Bağımsız Kürdistan hakkındaki düşünceniz nedir?

Yıllardır bir çok Kürt’ün içinde mutlu olacağı, kendi ülkem diyebileceği “Bağımsız Kürdistan” özlemi var. Güneş balçıkla sıvanmaz! Dünya bunun farkında. Aşırı milliyetçi biri değilim ama, yaşadığımız coğrafyada çok kısıtlı imkanlarla medeniyet savaşı verdiğimiz çok açık! Kürtler’in devleti ve kendinilerini sevmeye ihtiyacı var. Sınırın olsun sonra, sınırlar kalksın. Dünyada her halkın bağımsız ülkesi varsa benim neden olmasın?

James Cameron’un Avatar filminde hep duadan ve tanrıdan medet umanlar var. Kürtler’i de Avatarlar’a benzetiyorum. Avatar kazanarak bu işi başaracaktır… Buna inanıyorum…

Özellikle Türk medyasında farklı nedenlerle gündeme getiriliyorsunuz…

Bunlar bilinçli yapılan haberler. Türk medyasının şu ana kadar “Keşke Kürt olmasaydım”, “Rojin çocuğuna kaçak dadı getirdi, polis bastı”, “Örgütü dinlemedim annemi dinledim”, “Serdar Turgut Rojin’e seks kölesi dedi ama övdü”, “İbrahim Şahin ‘aşüfte’ dedi, ama aşüfte güzel kadın demek” gibi hakaret içeren haberlerinde içinde bulunduğu sağlam yalanları var.

Çok sayıda sosyal sorumluluk projesi yapmama rağmen hiçbirini gündeme taşımazlar. Nerede itibarsızlaştırırız, nerede karalarız çabasındalar. Kürt medyası da buna karşı uyanık olmalı.

Ben Kürt olmaktan asla gocunmadım. Kürt olmamdan dolayı da çok şey yaşadım hiç rahatsız değilim. Doğru bildiğim işten asla geri adım atmam… Hepimizin hataları vardır. Halkımızın özellikle Türk medyasının ırkçı faşizan tavrını bilmeli ve öyle okumalılar. Türk medyasında tabii ki iyi arkadaşlarımız var. Ancak onlar da yeteri güce sahip değiller. Söz konusu haberlere tazminat açsaydım tazminatlarla yaşıyor olacaktım…

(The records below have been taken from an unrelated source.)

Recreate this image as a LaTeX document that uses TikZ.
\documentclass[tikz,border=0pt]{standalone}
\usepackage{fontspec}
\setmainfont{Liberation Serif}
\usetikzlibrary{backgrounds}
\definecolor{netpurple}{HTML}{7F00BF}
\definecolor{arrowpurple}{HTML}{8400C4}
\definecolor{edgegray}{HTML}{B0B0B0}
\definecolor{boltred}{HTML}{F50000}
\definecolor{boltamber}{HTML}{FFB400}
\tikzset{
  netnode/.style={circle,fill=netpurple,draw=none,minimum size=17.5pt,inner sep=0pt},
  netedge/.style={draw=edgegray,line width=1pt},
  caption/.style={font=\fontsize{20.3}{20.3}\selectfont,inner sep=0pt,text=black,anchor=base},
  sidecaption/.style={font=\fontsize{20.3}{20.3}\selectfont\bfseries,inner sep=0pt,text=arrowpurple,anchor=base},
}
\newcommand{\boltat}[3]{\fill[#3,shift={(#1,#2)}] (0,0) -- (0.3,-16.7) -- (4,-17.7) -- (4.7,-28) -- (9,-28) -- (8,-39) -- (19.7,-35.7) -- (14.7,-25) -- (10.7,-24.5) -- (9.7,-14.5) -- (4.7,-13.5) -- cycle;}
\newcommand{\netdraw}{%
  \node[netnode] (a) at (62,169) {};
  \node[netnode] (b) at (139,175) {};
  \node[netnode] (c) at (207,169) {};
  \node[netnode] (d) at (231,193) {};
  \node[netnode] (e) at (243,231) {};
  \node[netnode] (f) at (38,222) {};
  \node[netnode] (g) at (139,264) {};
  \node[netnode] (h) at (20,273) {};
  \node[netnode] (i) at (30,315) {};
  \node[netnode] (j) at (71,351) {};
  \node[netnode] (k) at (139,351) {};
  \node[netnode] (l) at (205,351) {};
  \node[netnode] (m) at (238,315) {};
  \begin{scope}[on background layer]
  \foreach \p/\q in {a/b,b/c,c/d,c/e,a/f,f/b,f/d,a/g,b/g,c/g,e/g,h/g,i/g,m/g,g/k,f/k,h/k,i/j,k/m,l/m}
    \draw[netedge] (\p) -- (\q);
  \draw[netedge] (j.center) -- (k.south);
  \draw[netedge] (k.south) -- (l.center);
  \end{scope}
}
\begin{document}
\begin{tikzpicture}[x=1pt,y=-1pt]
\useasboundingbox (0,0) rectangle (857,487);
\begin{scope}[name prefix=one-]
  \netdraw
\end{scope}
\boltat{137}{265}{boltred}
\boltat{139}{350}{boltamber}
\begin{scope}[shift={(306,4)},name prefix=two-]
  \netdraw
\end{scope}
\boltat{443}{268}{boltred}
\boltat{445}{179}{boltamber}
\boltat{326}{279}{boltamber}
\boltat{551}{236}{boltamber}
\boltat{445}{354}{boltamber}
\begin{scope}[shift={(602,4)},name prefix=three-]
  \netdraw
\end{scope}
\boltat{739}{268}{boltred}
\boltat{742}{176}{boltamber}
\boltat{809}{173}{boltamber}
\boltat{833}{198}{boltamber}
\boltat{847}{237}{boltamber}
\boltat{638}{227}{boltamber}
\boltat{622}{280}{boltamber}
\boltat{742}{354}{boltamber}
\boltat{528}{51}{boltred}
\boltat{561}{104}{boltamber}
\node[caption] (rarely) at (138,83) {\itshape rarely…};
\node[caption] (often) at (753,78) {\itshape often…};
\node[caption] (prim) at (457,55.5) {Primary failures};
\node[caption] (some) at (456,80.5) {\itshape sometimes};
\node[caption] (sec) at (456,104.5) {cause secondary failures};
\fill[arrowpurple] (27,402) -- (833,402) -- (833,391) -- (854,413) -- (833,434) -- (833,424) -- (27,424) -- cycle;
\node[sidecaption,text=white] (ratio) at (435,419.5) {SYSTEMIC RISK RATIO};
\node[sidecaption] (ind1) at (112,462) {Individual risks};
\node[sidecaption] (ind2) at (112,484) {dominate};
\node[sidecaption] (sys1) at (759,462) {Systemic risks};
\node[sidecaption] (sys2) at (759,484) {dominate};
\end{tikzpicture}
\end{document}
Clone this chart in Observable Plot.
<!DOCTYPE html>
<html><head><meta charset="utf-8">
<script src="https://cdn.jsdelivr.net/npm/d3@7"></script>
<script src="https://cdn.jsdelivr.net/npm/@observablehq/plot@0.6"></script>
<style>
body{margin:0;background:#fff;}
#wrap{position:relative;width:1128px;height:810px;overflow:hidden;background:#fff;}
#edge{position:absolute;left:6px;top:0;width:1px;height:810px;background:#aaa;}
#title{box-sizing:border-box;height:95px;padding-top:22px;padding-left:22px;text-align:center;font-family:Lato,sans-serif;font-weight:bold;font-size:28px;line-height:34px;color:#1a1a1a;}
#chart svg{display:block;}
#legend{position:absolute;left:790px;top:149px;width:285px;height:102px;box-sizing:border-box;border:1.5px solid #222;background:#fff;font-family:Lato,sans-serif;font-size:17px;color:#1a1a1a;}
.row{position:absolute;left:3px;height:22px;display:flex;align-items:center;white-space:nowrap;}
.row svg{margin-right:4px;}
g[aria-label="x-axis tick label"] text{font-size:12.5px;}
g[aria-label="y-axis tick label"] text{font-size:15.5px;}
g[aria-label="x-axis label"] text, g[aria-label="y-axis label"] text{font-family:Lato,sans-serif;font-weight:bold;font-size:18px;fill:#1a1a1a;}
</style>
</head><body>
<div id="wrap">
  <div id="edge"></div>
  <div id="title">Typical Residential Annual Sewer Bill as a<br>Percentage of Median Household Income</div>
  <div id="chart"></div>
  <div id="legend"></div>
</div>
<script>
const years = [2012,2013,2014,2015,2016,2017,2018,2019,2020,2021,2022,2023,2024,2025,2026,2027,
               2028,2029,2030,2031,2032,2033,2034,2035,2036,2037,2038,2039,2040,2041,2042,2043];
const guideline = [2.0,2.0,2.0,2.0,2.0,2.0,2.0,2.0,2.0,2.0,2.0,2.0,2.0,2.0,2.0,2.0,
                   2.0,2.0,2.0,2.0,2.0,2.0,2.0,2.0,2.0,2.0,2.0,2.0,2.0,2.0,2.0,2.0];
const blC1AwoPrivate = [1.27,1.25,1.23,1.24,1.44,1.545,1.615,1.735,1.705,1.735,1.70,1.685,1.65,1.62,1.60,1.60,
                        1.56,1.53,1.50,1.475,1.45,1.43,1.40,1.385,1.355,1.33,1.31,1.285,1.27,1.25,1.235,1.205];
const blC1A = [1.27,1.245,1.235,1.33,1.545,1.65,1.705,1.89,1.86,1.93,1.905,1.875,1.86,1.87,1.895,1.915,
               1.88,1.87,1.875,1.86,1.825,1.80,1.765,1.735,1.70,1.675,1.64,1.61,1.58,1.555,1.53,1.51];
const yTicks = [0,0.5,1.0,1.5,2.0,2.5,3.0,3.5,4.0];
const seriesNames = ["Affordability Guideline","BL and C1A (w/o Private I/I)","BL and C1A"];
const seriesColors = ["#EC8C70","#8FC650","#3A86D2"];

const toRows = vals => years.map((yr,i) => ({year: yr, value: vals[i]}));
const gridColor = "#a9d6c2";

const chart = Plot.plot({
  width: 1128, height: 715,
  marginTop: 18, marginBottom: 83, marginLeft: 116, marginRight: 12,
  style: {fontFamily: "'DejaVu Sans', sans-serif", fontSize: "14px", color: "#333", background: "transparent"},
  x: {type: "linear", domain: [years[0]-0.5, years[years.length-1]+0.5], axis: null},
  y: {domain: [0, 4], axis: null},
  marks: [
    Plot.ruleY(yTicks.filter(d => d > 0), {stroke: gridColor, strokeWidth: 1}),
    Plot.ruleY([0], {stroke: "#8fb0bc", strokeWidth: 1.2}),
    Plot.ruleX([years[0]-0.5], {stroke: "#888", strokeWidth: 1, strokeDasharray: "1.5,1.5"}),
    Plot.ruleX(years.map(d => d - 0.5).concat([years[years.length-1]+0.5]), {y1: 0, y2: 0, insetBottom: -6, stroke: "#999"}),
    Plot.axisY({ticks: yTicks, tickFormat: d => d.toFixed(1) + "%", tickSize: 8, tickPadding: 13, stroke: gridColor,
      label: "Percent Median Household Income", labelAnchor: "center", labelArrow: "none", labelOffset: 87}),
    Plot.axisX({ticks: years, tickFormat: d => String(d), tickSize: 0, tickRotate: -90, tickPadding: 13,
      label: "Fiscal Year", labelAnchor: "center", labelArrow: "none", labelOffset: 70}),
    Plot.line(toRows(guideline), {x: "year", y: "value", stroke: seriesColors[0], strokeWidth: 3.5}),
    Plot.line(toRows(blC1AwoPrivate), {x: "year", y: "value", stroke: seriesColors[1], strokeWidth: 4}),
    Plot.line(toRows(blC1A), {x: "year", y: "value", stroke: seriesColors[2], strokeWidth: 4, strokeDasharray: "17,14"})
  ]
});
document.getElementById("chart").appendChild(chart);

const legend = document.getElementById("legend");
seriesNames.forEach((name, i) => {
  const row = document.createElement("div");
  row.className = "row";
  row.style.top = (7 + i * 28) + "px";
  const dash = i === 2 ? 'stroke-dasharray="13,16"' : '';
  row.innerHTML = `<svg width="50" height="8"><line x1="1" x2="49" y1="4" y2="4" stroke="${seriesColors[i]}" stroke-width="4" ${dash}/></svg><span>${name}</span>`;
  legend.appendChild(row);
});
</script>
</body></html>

Buradan bir parantez açmak istiyorum; ne yazık ki ırkçılar ve faşistler, demokrat ve solculardan daha örgütlü oldukları için katıldığım TV ve radyo programlarını arayıp “Bu teröristi niye çıkardınız?” deniliyor.

Son dönemlerde Kürt illerinde yaşanan olaylar hakkında düşünceniz nedir?

Çok üzülüyorum. Sivillerin ölümü kahrediyor. Taybet Ana ilk zamanlar gözümün önünden gitmedi. Zaman içinde her şeyin aydınlığa çıkacağını, anlaşılacağını düşünüyorum. Bir dönem kan akmamasını başarabildik. Ancak tekrar aynı noktaya gelindiyse bunun içinde başka hesaplar vardır. Ne hendek, ne keskin nişancı bu işi çözümleyemez. Barış sürecine dönülmesi, tekrar müzakere masasına oturulması gerekiyor.

Günümüzde kadın-erkek ilişkilerine nasıl bakıyorsunuz?

Kadın erkek ilişkisi yok; erkeğin kendi egosuyla ilişkisi var. (Kadın hakkı yoktur. Hakkı erkek adıdır.)